A inocência de Rocha Mala chama a atenção do mundo. Como ele pode ter sido tão “ingênuo” a ponto de carregar uma mala com meio milhão de reais sem ao menos desconfiar do que estava puxando a trote.

– Se o senhor não sabia que tinha dinheiro na mala, como está afirmando diante de nós, por que estava correndo daquele jeito?

– Não sei correr de outro jeito.

– Certo, mas para que correr?

– Para ir mais rápido.

­– Por que a pressa?

– Para guardar a mala. É perigoso andar de noite na rua com uma mala.

A argumentação de Loures tem lógica, uma lógica singular, sinuosa. Ele, por ser muito educado e prestativo, prontificou-se a transportar e guardar uma mala sem tomar o cuidado de informar-se sobre o seu conteúdo. O destinatário também não era do seu interesse.

– Não sou carteiro.

– Por que então aceitou levar a mala?

– Porque me pediram.

– Não disseram para quem era a mala?

– Não perguntei. Não me meto nas malas dos outros.

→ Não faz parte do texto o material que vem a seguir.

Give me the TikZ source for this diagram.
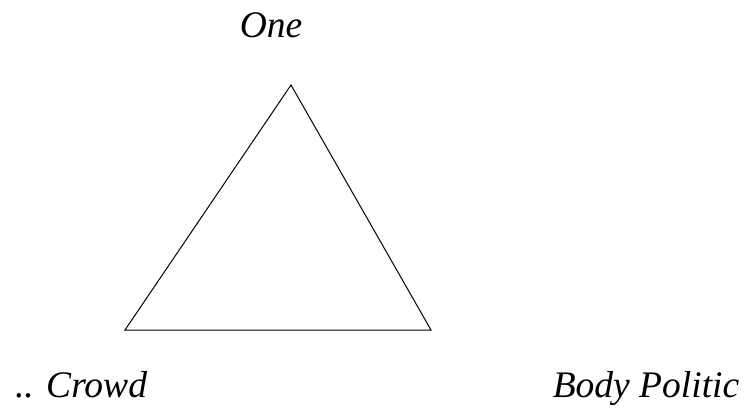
\documentclass[tikz,border=0pt]{standalone}
\usepackage{fontspec}
\setmainfont{Liberation Serif}
\tikzset{lbl/.style={font=\fontsize{37.5}{44}\selectfont\itshape, anchor=base, inner sep=0pt},
         tri/.style={draw=black, line width=1pt}}
\begin{document}
\begin{tikzpicture}[x=1pt,y=-1pt]
\useasboundingbox (0,0) rectangle (746,415);
\coordinate (apex) at (291,85);
\coordinate (bl) at (125,330);
\coordinate (br) at (431,330);
\draw[tri] (apex) -- (bl) -- (br) -- cycle;
\node[lbl] (one) at (271,37) {One};
\node[lbl] (crowd) at (81,397) {.. Crowd};
\node[lbl] (body) at (646,397) {Body Politic};
\end{tikzpicture}
\end{document}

Lembrado de uma conversa telefônica na qual, ao ser informado de que receberia R$ 500 mil, teria dito “tá”, Rocha Loures protesta:

– Não digo “tá”. Sempre falo “está”.

– Mas é a sua voz?

– Dizem que é a minha voz.

Inocente e ingênuo, Rocha Loures pode entrar para a galeria dos personagens mais tolinhos da história do Brasil. Imagino a sua tese:

– Sou apenas discreto.

– Um discreto amigo do presidente?

– Não sou amigo dele. Fui seu assessor.

– O senhor será para sempre o homem da mala.

– Não é justo. Só fiz um favor a um conhecido.

Num mundo de cinismo, a inocência de Rocha Loures é comovente. Já não existem muitos homens dispostos a trotear com uma mala, desconhecendo seu conteúdo, apenas para ser gentil com alguém. Loures pode ser um exemplo de desapego, desinteresse, amizade e gentileza. Com tanta inocência e ingenuidade, será absolvido? É o homem do ano.